Knisbacher Law Office – San Francisco Bay Area Employment Law – Legal Issues at Work

Laws Regarding Disability, Illness and Medical Leaves

There are various laws providing protections for employees who are disabled, who are sick, who are pregnant, or who need to care for a sick family member, or bond with a newborn.  Some of those laws are listed below.  The interplay between these laws is complicated, and confusing.  You should talk to an attorney in this office to determine whether one or more of these laws apply to your situation.

Family and Medical Leave
Employers, who have more than 50 employees working within 75 miles of your principal job site, must comply with California and federal family/medical leave law.  California’s law is called the California Family Rights Act, and is very similar to the federal Family and Medical Leave Act.  Employees, who have worked 1250 hours in the past year, are covered by the laws.

Employers are required to give covered employees up to 12 weeks of unpaid leave in a year for a serious health condition of their own, or their close relatives.  The CFRA also allows leave for bonding with a new baby or a newly-adopted child.

The employer is generally required to guarantee your return to the same job you held at the time you began the leave.

Pregnancy Disability Leave
If 5 or more people work at your workplace, and you are unable to work because of your pregnancy or a medical condition related to your pregnancy, your employer must provide up to four months of unpaid leave.

The employer is generally required to guarantee your return to the same job you held at the time you began the leave.

Paid Family Leave Insurance
Beginning in 2004, California employers who make contributions to the State Disability Insurance program (SDI) were required to withhold family leave insurance from their employees’ paychecks.  Employees take time off work to care for a family member’s serious health condition, or who take time off work to bond with a newborn or newly adopted child, will receive up to 6 weeks of payments, based on a formula corresponding to your pay.  Unlike the FMLA and CFRA, employers do not have to guarantee that when you return from such paid leave, your job will be held open for you. 

Disability Discrimination
Employers who have more than 50 employees are required to help injured, hurt or handicapped employees return to work.  If you are hurt, or unable to perform part of your job because of a handicap or disability, you should tell your employer.  The employer is then required to work with you in good faith, to get you back to work.  The employer must give you what the law calls “reasonable accommodation” to allow you to work.  What type of accommodation is reasonable depends on your job.  For example, if you do a lot of typing and have been diagnosed with carpal tunnel syndrome, the employer might be required to allow you to use a dictation program, instead of typing.  If you are a nurse that works in a ward with heavy patients, the employer might be required to transfer you to another nursing station that doesn’t require you to lift patients.   Sometimes, an accommodation can be as simple as allowing you to work part-time, or to take off several weeks for sick time. 
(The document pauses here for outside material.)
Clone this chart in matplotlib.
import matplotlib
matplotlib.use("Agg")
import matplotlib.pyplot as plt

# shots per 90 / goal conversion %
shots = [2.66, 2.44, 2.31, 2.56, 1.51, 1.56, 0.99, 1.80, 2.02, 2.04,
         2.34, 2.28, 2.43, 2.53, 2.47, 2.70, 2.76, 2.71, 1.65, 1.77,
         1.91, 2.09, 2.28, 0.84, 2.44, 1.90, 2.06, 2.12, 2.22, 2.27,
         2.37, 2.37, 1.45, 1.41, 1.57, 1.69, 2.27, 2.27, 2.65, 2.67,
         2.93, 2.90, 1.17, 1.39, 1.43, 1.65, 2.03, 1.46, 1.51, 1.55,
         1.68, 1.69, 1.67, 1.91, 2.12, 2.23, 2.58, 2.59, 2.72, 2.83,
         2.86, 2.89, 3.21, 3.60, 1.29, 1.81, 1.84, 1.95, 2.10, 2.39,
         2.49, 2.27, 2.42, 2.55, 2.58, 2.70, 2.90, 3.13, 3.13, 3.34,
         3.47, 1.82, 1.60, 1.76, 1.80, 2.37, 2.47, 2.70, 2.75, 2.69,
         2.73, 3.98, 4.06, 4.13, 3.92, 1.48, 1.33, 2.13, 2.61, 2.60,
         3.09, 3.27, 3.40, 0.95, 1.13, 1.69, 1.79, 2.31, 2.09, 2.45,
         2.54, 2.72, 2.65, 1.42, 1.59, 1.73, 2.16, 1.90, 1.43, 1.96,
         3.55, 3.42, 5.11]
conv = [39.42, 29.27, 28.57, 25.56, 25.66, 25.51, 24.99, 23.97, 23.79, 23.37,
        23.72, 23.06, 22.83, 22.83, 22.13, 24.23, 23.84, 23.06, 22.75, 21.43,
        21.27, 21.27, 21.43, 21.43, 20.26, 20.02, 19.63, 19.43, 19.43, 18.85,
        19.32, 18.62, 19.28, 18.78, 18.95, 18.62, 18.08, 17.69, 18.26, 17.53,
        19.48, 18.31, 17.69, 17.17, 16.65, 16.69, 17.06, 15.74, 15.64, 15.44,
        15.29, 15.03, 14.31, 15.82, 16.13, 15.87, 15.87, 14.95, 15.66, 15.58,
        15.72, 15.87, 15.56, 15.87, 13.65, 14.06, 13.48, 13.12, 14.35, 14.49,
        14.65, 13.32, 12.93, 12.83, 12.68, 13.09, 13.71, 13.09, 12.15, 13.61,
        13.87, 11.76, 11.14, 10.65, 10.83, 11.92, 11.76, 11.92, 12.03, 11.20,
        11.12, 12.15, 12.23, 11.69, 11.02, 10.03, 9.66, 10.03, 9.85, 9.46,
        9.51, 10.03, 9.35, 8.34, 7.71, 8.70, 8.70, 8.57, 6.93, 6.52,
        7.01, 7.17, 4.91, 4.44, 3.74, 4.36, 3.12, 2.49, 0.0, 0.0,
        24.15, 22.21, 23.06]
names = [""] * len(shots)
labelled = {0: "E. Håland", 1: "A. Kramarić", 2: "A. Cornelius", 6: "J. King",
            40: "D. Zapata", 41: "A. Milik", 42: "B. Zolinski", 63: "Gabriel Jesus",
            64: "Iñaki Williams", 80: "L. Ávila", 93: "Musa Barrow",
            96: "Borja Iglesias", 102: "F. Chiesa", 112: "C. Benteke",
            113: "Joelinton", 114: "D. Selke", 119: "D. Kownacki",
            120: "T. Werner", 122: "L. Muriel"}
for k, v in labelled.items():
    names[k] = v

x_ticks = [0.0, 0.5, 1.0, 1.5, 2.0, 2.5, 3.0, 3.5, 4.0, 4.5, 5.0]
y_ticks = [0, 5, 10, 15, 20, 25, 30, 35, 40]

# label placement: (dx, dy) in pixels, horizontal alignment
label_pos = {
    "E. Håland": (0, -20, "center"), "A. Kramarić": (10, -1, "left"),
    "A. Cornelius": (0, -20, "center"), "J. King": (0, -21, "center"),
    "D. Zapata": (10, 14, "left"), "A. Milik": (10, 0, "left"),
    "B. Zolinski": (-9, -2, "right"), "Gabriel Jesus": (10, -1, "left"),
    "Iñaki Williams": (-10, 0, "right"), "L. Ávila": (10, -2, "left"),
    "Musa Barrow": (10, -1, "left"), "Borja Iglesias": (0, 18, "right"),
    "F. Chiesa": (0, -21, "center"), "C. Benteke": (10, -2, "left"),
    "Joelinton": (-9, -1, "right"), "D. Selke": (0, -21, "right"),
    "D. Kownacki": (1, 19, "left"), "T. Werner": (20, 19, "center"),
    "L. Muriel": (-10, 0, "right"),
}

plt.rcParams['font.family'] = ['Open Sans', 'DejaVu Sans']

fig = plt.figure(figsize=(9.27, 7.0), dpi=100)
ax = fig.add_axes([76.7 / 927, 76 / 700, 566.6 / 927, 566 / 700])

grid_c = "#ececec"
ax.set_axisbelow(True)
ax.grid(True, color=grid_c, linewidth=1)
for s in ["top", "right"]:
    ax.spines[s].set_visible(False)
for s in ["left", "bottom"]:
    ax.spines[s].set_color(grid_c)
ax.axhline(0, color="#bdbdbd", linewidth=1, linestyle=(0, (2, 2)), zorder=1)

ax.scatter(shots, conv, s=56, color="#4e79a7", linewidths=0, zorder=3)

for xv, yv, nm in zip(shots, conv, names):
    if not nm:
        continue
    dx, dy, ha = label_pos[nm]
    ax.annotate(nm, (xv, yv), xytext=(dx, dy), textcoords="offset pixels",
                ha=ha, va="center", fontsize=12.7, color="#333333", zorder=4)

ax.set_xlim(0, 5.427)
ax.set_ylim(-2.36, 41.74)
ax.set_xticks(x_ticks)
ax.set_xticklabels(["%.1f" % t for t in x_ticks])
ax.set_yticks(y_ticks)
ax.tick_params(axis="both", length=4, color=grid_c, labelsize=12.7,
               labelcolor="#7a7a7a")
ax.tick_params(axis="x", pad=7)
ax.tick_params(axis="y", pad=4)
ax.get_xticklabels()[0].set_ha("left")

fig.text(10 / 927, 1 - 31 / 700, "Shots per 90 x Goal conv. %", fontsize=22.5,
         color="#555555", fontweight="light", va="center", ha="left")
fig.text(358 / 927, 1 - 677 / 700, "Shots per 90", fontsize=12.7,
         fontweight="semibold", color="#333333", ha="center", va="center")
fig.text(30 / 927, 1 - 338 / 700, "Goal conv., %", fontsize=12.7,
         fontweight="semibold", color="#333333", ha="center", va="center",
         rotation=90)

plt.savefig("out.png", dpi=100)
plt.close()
If you are still working, and your employer is not helping you find new work, or is not trying to modify your job, you should contact us immediately.  We can negotiate directly with your employer, or help you negotiate effectively.

Employers are not allowed to retaliate against you for requesting reasonable accommodation.  If you have been taken off work or fired after requesting accommodation, after you were injured, after you filed a workers compensation claim, after you took time off work for being sick, or for pregnancy you may be able to sue the employer for retaliation.